PROBLEM DETAILS:
Extract, exactly, the lines from the line containing "Give me the matplotlib source for this chart." to the line containing "import matplotlib.pyplot as plt", with both lines included and any pictures left out.

Rows from a dataset of charts and code
----

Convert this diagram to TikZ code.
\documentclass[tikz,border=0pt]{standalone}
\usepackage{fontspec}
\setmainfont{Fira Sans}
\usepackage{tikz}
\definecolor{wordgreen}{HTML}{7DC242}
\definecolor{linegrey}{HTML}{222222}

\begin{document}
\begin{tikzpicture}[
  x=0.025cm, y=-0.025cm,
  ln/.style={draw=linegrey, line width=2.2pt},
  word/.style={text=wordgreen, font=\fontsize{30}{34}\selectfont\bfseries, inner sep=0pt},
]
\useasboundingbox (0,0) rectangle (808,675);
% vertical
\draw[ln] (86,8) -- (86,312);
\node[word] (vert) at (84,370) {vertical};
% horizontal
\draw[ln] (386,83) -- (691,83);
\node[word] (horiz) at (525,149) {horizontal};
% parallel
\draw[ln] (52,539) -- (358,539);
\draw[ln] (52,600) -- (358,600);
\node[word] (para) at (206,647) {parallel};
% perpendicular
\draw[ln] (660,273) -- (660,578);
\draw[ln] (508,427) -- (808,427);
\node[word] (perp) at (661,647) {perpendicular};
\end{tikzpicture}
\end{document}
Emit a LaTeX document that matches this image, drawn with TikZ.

----

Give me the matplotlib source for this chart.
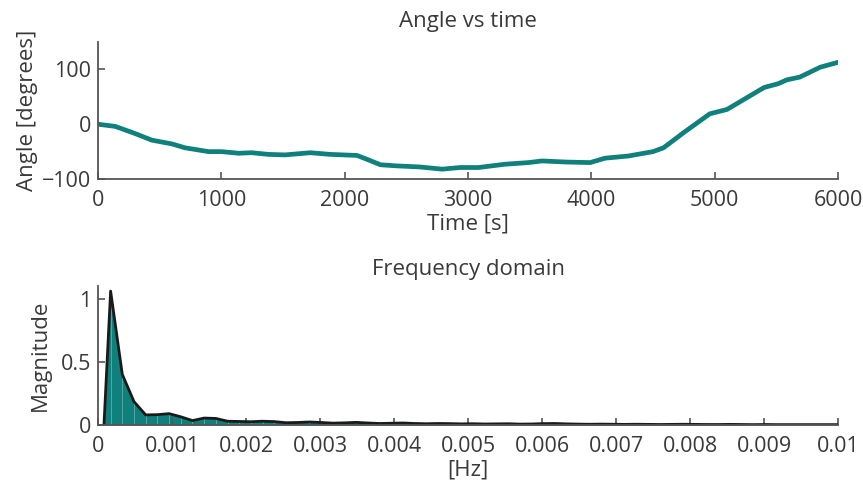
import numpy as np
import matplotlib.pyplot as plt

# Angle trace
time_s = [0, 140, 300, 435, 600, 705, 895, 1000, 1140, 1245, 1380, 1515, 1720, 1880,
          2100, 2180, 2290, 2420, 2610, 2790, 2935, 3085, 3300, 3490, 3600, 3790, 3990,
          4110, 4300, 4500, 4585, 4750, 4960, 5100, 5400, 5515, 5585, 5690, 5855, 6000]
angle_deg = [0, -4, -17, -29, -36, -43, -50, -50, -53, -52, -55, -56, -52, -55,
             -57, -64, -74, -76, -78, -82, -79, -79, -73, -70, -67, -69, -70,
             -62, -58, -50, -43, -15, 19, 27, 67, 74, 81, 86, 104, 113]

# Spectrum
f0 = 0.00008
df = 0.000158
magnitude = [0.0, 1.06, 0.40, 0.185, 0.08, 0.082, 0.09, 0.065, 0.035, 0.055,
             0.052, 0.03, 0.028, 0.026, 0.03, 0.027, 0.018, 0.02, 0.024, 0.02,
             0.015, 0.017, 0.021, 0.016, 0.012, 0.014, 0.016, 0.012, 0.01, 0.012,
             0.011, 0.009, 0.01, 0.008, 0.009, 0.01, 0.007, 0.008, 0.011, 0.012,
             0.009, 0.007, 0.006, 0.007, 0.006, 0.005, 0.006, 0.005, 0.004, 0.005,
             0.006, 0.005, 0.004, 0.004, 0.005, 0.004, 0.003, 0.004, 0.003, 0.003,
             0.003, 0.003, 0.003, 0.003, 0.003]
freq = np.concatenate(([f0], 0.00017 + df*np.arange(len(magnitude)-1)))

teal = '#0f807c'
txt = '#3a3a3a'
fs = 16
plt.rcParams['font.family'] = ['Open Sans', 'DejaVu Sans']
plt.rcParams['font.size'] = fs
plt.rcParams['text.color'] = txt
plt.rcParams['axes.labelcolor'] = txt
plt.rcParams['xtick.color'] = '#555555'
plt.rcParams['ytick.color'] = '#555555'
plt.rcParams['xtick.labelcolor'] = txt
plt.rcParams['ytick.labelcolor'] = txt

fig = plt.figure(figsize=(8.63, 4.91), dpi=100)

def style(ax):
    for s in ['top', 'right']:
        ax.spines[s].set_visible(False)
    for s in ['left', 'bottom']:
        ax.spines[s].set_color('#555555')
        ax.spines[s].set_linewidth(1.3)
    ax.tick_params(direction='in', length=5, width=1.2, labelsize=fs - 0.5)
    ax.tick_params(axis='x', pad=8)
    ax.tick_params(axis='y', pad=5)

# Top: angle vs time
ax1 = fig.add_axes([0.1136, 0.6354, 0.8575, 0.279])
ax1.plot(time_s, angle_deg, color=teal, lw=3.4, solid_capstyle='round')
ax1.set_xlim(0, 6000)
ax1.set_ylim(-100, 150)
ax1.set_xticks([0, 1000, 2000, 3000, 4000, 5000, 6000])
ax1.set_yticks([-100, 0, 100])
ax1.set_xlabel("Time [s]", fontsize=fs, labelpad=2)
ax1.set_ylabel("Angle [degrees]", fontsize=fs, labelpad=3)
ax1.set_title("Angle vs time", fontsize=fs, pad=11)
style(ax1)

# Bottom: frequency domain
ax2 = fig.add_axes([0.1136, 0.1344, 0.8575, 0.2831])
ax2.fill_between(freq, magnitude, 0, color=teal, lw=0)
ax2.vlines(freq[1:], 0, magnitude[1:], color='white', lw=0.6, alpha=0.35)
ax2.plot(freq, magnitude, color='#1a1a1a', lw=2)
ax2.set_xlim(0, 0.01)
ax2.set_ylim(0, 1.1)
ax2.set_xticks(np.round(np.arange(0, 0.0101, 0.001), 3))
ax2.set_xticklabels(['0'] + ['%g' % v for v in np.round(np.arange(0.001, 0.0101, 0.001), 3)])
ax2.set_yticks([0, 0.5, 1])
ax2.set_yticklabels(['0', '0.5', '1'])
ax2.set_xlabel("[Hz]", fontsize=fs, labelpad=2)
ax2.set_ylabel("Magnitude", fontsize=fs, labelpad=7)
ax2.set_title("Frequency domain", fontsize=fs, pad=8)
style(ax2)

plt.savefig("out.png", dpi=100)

----

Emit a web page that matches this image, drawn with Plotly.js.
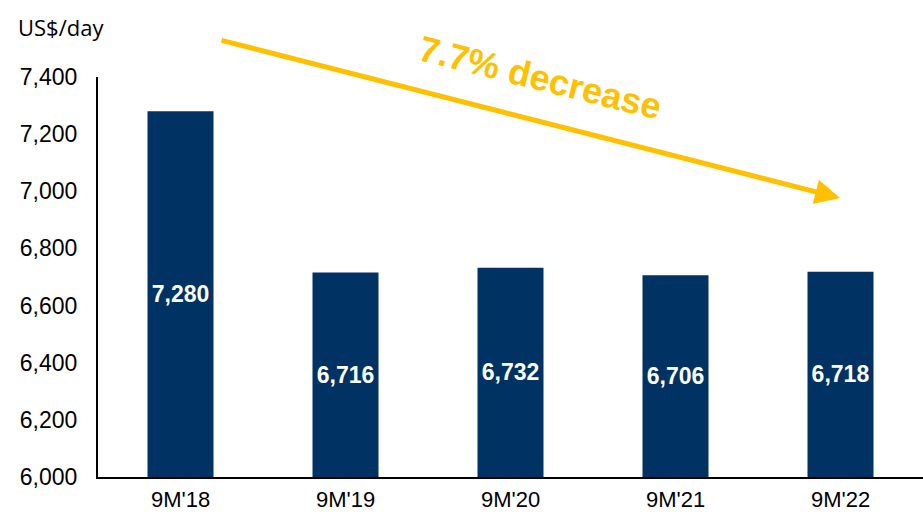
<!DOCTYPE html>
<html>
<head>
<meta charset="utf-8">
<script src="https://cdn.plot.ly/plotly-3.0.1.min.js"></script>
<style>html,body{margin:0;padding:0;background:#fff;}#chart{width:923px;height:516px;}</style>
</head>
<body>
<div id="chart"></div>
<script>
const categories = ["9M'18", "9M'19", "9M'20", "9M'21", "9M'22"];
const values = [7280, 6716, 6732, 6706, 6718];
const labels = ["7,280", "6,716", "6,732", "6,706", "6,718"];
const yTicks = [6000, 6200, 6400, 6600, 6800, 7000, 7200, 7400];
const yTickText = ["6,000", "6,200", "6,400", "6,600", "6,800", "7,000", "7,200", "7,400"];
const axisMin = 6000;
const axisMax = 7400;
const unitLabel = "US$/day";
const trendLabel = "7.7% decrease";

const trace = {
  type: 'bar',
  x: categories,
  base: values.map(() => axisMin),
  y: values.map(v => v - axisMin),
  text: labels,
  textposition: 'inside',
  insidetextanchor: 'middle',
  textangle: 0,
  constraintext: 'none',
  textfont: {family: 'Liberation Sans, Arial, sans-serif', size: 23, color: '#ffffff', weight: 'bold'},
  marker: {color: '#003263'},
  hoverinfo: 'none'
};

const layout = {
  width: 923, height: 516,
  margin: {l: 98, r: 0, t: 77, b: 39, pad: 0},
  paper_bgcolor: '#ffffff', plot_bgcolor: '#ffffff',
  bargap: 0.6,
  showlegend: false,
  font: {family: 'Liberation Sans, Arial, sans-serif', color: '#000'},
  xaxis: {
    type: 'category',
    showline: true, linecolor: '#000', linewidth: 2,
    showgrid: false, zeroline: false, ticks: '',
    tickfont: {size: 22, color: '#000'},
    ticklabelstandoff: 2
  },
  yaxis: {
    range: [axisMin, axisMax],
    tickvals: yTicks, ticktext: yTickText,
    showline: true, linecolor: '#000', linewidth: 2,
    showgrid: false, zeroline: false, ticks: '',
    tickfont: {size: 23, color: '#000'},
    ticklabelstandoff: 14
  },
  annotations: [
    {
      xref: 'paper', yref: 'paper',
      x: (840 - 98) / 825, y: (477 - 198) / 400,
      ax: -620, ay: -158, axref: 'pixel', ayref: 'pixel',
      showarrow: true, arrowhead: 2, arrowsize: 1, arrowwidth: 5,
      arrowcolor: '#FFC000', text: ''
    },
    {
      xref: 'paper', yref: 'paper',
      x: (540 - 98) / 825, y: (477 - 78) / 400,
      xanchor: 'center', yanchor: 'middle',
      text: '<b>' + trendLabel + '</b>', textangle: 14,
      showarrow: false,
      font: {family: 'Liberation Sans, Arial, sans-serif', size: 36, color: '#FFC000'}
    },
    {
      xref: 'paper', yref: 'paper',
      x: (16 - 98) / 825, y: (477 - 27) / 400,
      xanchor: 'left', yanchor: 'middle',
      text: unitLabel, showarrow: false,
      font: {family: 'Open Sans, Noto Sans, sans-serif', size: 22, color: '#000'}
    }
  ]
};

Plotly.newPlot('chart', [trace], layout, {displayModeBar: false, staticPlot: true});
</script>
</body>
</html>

----

WRITTEN REPLY:
Give me the matplotlib source for this chart.
import numpy as np
import matplotlib.pyplot as plt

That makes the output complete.